La thèse que je m’apprête à défendre dans les deux articles de la série est la suivante :

  1. Considérons non pas le budget public affecté à la rénovation, mais le budget global (fonds publics et fonds apportés par les porteurs de projet) : l’objectif n’est-il pas que l’effort global soit important ?
  2. Ceci suppose d’évaluer l’effet de levier de l’investissement public selon le type de dispositif : pour 1€ public investi, quel montant sera dépensé par les porteurs de projet ?
  3. Les expériences menées par Villes Vivantes en soutien aux propriétaires privés pour la rénovation (BUNTI et OPAH) nous montrent que plus les objectifs visés sont larges (performances énergétiques, luminosité, confort d’usage, apport d’espaces extérieurs privatifs, accès…), plus l’effet de levier de l’investissement public est important.
  4. Elles montrent également que plus l’action est large plus les compétences professionnelles nécessaires pour opérer ces projets sont pointues, systémiques (non sectorielles) et difficiles à constituer : de nouveaux métiers sont à inventer, en même temps que de nouveaux dispositifs d’action sur le parc bâti existant.

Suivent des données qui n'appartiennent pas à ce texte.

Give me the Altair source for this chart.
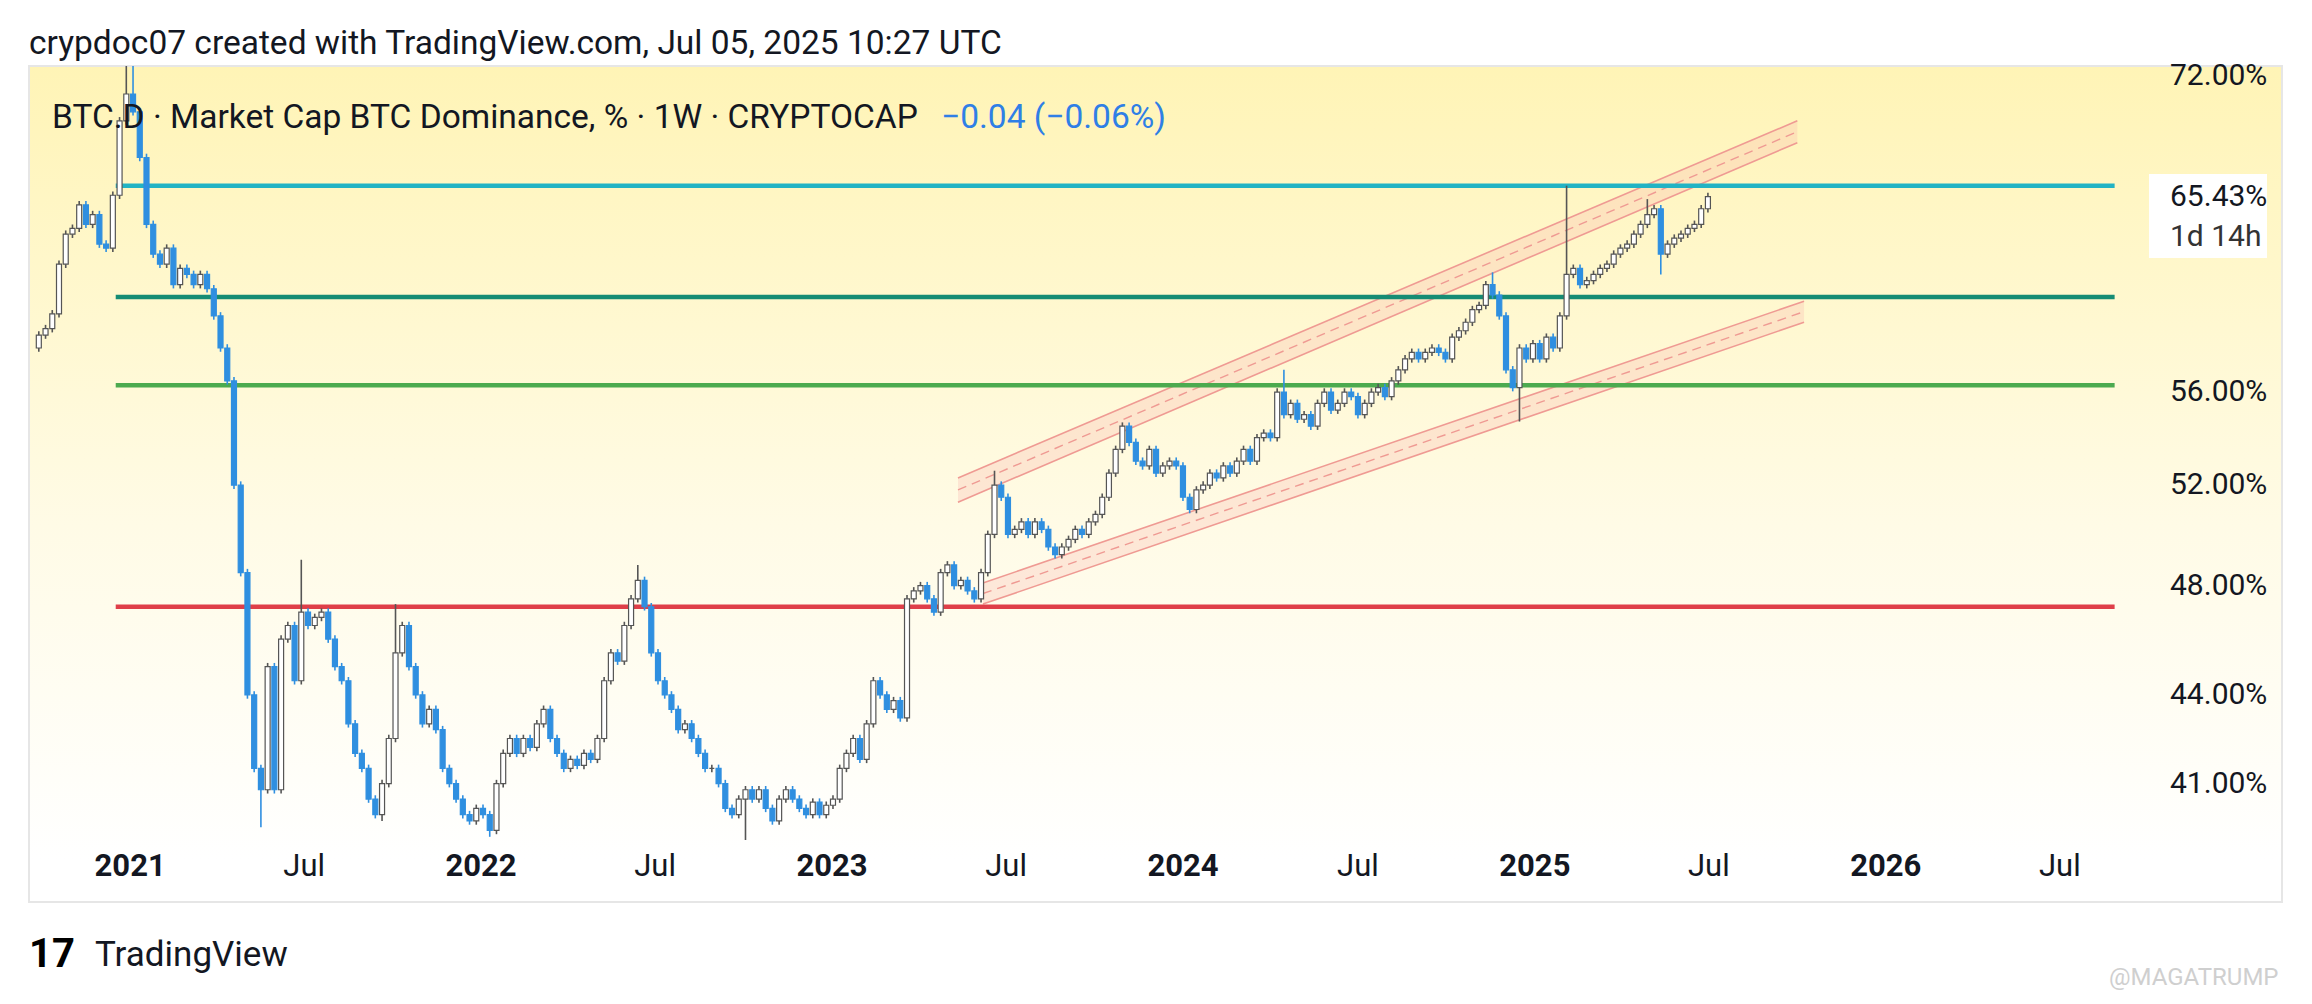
import altair as alt
import pandas as pd

# 週線收盤價（BTC.D，%），2020-09-28 起每週一根
closes_2020 = [58.6, 58.9, 59.6, 62.0, 63.5, 63.8, 65.0, 64.0, 64.5, 63.0, 62.8, 65.5, 69.5, 71.0]
closes_2021 = [70.0, 67.5, 64.0, 62.5, 62.0, 62.8, 61.0, 61.8, 61.5, 61.0, 61.5, 60.8, 59.5,
               58.0, 56.5, 52.0, 48.5, 44.0, 41.5, 40.8, 45.0, 40.8, 46.0, 46.5, 44.5, 47.0,
               46.5, 46.8, 47.0, 46.0, 45.0, 44.5, 43.0, 42.0, 41.5, 40.5, 40.0, 41.0, 42.5,
               45.5, 46.5, 45.0, 44.0, 43.0, 43.5, 42.8, 41.5, 41.0, 40.5, 40.0, 39.8, 40.2]
closes_2022 = [40.0, 39.5, 41.0, 42.0, 42.5, 42.0, 42.5, 42.2, 43.0, 43.5, 42.5, 42.0, 41.5,
               41.8, 41.6, 42.0, 41.8, 42.5, 44.5, 45.5, 45.2, 46.5, 47.5, 48.2, 47.2, 45.5,
               44.5, 44.0, 43.5, 42.8, 43.0, 42.5, 42.0, 41.5, 41.5, 41.0, 40.2, 40.0, 40.5,
               40.8, 40.5, 40.8, 40.2, 39.8, 40.5, 40.8, 40.5, 40.2, 40.0, 40.4, 40.0, 40.3]
closes_2023 = [40.5, 41.5, 42.0, 42.5, 41.8, 43.0, 44.5, 44.0, 43.5, 43.8, 43.2, 47.5, 47.8,
               48.0, 47.5, 47.0, 48.5, 48.8, 48.0, 48.2, 47.8, 47.5, 48.5, 50.0, 52.0, 51.5,
               50.0, 50.2, 50.5, 50.0, 50.5, 50.2, 49.5, 49.2, 49.5, 49.8, 50.2, 50.0, 50.5,
               50.8, 51.5, 52.5, 53.5, 54.5, 53.8, 53.0, 52.8, 53.5, 52.5, 52.8, 53.0, 52.8]
closes_2024 = [51.5, 51.0, 51.8, 52.0, 52.5, 52.3, 52.8, 52.5, 53.0, 53.5, 53.0, 54.0, 54.2,
               54.0, 56.0, 55.0, 55.5, 54.8, 55.0, 54.5, 55.5, 56.0, 55.2, 55.5, 56.0, 55.8,
               55.0, 55.5, 56.0, 56.2, 55.8, 56.5, 57.0, 57.5, 57.8, 57.5, 57.8, 58.0, 57.8,
               57.5, 58.5, 58.8, 59.2, 59.8, 60.0, 61.0, 60.5, 59.5, 57.0, 56.2, 58.0, 57.5, 58.2]
closes_2025 = [57.5, 58.5, 58.0, 59.5, 61.5, 61.8, 61.0, 61.2, 61.5, 61.8, 62.0, 62.5, 62.8,
               63.0, 63.5, 64.0, 64.5, 64.8, 62.5, 63.0, 63.3, 63.5, 63.8, 64.0, 64.8, 65.43]
first_open = 58.0

# 影線特別長的幾根（其餘只留一點點影線）
notable_highs = {"2020-12-28": 72.8, "2021-01-04": 73.6, "2021-06-28": 49.0, "2021-10-04": 47.3,
                 "2022-06-13": 48.8, "2023-06-19": 52.6, "2024-04-15": 57.0, "2024-11-18": 61.6,
                 "2025-02-03": 66.0, "2025-04-28": 65.3}
notable_lows = {"2021-05-17": 39.6, "2021-09-20": 39.8, "2022-01-10": 39.3, "2022-10-03": 39.2,
                "2024-12-16": 54.7, "2025-05-12": 61.5}

# 水平支撐壓力線
level_values = [66.0, 60.4, 56.3, 47.2]
level_colors = ["#22b3c4", "#158c74", "#4caa4f", "#df3f49"]
level_start, level_end = "2020-12-17", "2026-08-27"

# 上升通道（上緣 / 下緣，各自是一條帶狀）
chan_dates = [["2023-05-12", "2025-10-01"], ["2023-06-07", "2025-10-08"]]
chan_mid = [[51.8, 68.9], [47.7, 59.7]]
chan_hi = [[52.3, 69.5], [48.1, 60.2]]
chan_lo = [[51.3, 68.3], [47.3, 59.2]]

last_price = 65.43
y_ticks = [41, 44, 48, 52, 56, 72]
x_tick_dates = [f"{y}-{m}-01" for y in range(2021, 2027) for m in ("01", "07")]
x_tick_labels = [l for y in range(2021, 2027) for l in (str(y), "Jul")]

W, H = 2131, 774
FONT = "Roboto"
INK = "#131722"
UP, DOWN = "#ffffff", "#2f8fe0"

closes = closes_2020 + closes_2021 + closes_2022 + closes_2023 + closes_2024 + closes_2025
dates = pd.date_range("2020-09-28", periods=len(closes), freq="7D")
opens = [first_open] + closes[:-1]
rows = []
for d, o, c in zip(dates, opens, closes):
    k = d.strftime("%Y-%m-%d")
    hi = notable_highs.get(k, max(o, c) * 1.003)
    lo = notable_lows.get(k, min(o, c) * 0.997)
    rows.append({"date": d, "open": o, "close": c, "high": hi, "low": lo})
candles = pd.DataFrame(rows)

x_scale = alt.Scale(domain=["2020-09-23", "2026-10-08"])
y_scale = alt.Scale(type="log", domain=[39.2, 72.6], nice=False, zero=False)

bg = alt.Chart(pd.DataFrame({"a": [0]})).mark_rect(
    color=alt.Gradient(gradient="linear", x1=0, x2=0, y1=0, y2=1,
                       stops=[alt.GradientStop(color="#fff4b6", offset=0),
                              alt.GradientStop(color="#fffbe6", offset=0.55),
                              alt.GradientStop(color="#ffffff", offset=0.95)]),
    stroke="#e6e6e6", strokeWidth=2,
).encode(x=alt.value(0), x2=alt.value(2253), y=alt.value(0), y2=alt.value(836))

levels = pd.DataFrame({"v": level_values, "c": level_colors, "s": level_start, "e": level_end})
level_rules = alt.Chart(levels).mark_rule(strokeWidth=4.5).encode(
    x=alt.X("s:T", scale=x_scale, axis=None), x2="e:T",
    y=alt.Y("v:Q", scale=y_scale, axis=None),
    color=alt.Color("c:N", scale=None))

chan_rows = []
for i in range(2):
    for j in range(2):
        chan_rows.append({"ch": i, "date": pd.Timestamp(chan_dates[i][j]),
                          "mid": chan_mid[i][j], "hi": chan_hi[i][j], "lo": chan_lo[i][j]})
chan = pd.DataFrame(chan_rows)
cbase = alt.Chart(chan).encode(x=alt.X("date:T", scale=x_scale, axis=None), detail="ch:N")
chan_area = cbase.mark_area(color="#f7b3ab", opacity=0.28).encode(y=alt.Y("hi:Q", scale=y_scale, axis=None), y2="lo:Q")
chan_hi_l = cbase.mark_line(color="#ef9a93", strokeWidth=1.6).encode(y=alt.Y("hi:Q", scale=y_scale, axis=None))
chan_lo_l = cbase.mark_line(color="#ef9a93", strokeWidth=1.6).encode(y=alt.Y("lo:Q", scale=y_scale, axis=None))
chan_mid_l = cbase.mark_line(color="#ef9a93", strokeWidth=1.4, strokeDash=[9, 6]).encode(y=alt.Y("mid:Q", scale=y_scale, axis=None))

cond_fill = alt.condition("datum.close >= datum.open", alt.value(UP), alt.value(DOWN))
cond_line = alt.condition("datum.close >= datum.open", alt.value("#555555"), alt.value(DOWN))
cb = alt.Chart(candles).encode(x=alt.X("date:T", scale=x_scale, axis=None))
wicks = cb.mark_rule(strokeWidth=1.6, clip=True).encode(
    y=alt.Y("low:Q", scale=y_scale, axis=None), y2="high:Q", color=cond_line)
bodies = cb.mark_bar(size=5, strokeWidth=1.2, clip=True).encode(
    y=alt.Y("open:Q", scale=y_scale, axis=None), y2="close:Q", fill=cond_fill, stroke=cond_line)

# 座標軸標籤用文字圖層畫（年份粗體、Jul 一般字重）
xt = pd.DataFrame({"d": pd.to_datetime(x_tick_dates), "t": x_tick_labels,
                   "w": ["bold" if l != "Jul" else "normal" for l in x_tick_labels]})
x_year = alt.Chart(xt[xt.w == "bold"]).mark_text(fontSize=31, font=FONT, color=INK, fontWeight="bold").encode(
    x=alt.X("d:T", scale=x_scale, axis=None), y=alt.value(H + 27), text="t:N")
x_jul = alt.Chart(xt[xt.w == "normal"]).mark_text(fontSize=31, font=FONT, color=INK).encode(
    x=alt.X("d:T", scale=x_scale, axis=None), y=alt.value(H + 27), text="t:N")
yt = pd.DataFrame({"v": y_ticks, "t": [f"{v:.2f}%" for v in y_ticks]})
y_lab = alt.Chart(yt).mark_text(align="left", fontSize=30, font=FONT, color=INK, dx=10).encode(
    x=alt.value(W), y=alt.Y("v:Q", scale=y_scale, axis=None), text="t:N")

lp = pd.DataFrame({"v": [last_price], "t": [f"{last_price:.2f}%"], "t2": ["1d 14h"]})
lp_box = alt.Chart(lp).mark_rect(color="#ffffff").encode(
    x=alt.value(2120), x2=alt.value(2238), y=alt.value(108), y2=alt.value(192))
lp_txt = alt.Chart(lp).mark_text(align="left", fontSize=30, font=FONT, color=INK, dx=10).encode(
    x=alt.value(W), y=alt.Y("v:Q", scale=y_scale, axis=None), text="t:N")
lp_txt2 = alt.Chart(lp).mark_text(align="left", fontSize=30, font=FONT, color="#333333", dx=10, dy=40).encode(
    x=alt.value(W), y=alt.Y("v:Q", scale=y_scale, axis=None), text="t2:N")

def label(txt, x, y, size, color=INK, weight="normal"):
    return alt.Chart(pd.DataFrame({"t": [txt]})).mark_text(
        align="left", baseline="middle", fontSize=size, font=FONT, color=color, fontWeight=weight
    ).encode(x=alt.value(x), y=alt.value(y), text="t:N")

texts = [
    label("crypdoc07 created with TradingView.com, Jul 05, 2025 10:27 UTC", 0, -22, 33.5),
    label("BTC.D · Market Cap BTC Dominance, % · 1W · CRYPTOCAP", 23, 52, 33.5),
    label("−0.04 (−0.06%)", 912, 52, 33.5, color="#2f7fe6"),
    label("17", 0, 889, 40, color="#000000", weight="bold"),
    label("TradingView", 66, 889, 35),
    label("@MAGATRUMP", 2080, 912, 24, color="#cfcfcf"),
]

chart = alt.layer(
    bg, chan_area, chan_hi_l, chan_lo_l, chan_mid_l, level_rules, wicks, bodies,
    x_year, x_jul, y_lab, lp_box, lp_txt, lp_txt2, *texts
).resolve_scale(color="independent").properties(
    width=W, height=H, background="#ffffff",
    autosize=alt.AutoSizeParams(type="none"),
    padding={"left": 21, "top": 58, "right": 144, "bottom": 156},
).configure_view(stroke=None)

chart.save("out.html", embed_options={"renderer": "svg", "actions": False})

Solutions standardisées versus conception de nouveaux métiers

Nous nous retrouvons ainsi face un dilemme :

  • Faire avec les solutions simples, rapides, standardisées, nécessitant peu de compétences techniques mais à faible effet de levier (“classiquement” 1€ à 2€ privé dépensés pour 1€ public investi), au risque d’aller trop vite, sans conception, avec potentiellement une dénaturation du patrimoine bâti.
  • Concevoir de nouveaux métiers et dispositifs d’intervention sur le parc bâti existant, dont l’effet de levier est plus important (10€ privés déclenchés pour 1€ public investi dans les premières opérations BUNTI par exemple), une voie prometteuse mais qui nécessite encore du temps et des efforts de recherche et développement et du temps de formation aux nouveaux métiers pour constituer une filière de la reconfiguration globale du bâti existant.